A big part of TEDxAtlanta is to gather and collaborate with local talents, resources, thinkers and companies. A Capella Books is one. Turner Broadcasting is another.

12:20pm

Tod Martin, CEO of Unboundary, kicks it off with a few opening words. Mute your cell phones.

12:18pm

A little context for you all. This is the Thunderdome, our event space at Unboundary.

The music is chiming. Seats are filling up. TEDxAtlanta is about to start.

12:12pm

Frank and his assistant from A Capella books (in Little 5 Points) are here to share some of the good words our speakers have put into print.

12:06pm

Molly and Sherry greeting guests.

12:00pm

Hello everyone. This is Peter Short, official live-blogger for TEDxAtlanta today. I work for Unboundary, an Atlanta-based design firm that helps companies act on what matters so that they can stay relevant, competitive and meaningful. We also happen to host TEDxAtlanta.

Today is our second TEDx, and the organizing theme for today is “Re:purpose?” six talks that address the things around us that hold potential beyond our expectations.
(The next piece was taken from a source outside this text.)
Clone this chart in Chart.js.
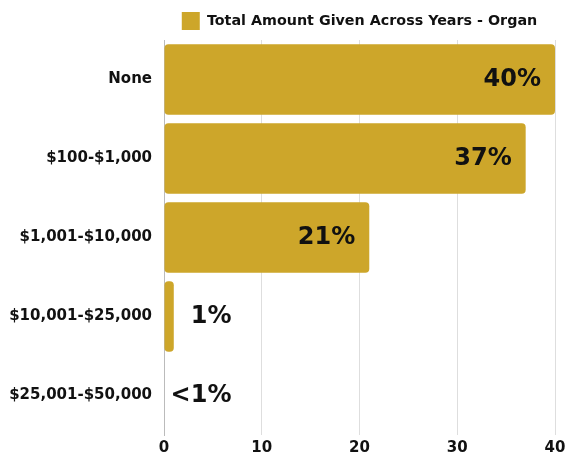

Today’s speakers will talk about how they’ve repurposed things in a way that gives them new, often greater, value.

Today’s speakers include Melissa Kushner, found of Goods for Good; Kevin and Hannah Salwen, the father-daughter team who co-authored The Power of Half; Ellen Dunham-Jones, GaTech architecture professor and board member of the Congress for the New Urbanism; Matthias Hollwich, co-founder of the architecture and design social network, Architizer; Steve Mugiri, writer and editor of AfriGadget; and Adam Kalkin, who best known for his work in repurposing shipping containers for scalable, affordable housing.

Opening and closing today’s event will be cellist and composer, Zoë Keating.

One last note. Originally scheduled to speak, Jeff Seabright, VP of Environment and Water Resources for The Coca-Cola Company, will not be speaking today. There’s a good chance, though, that he’ll be appearing at future TEDxAtlanta event.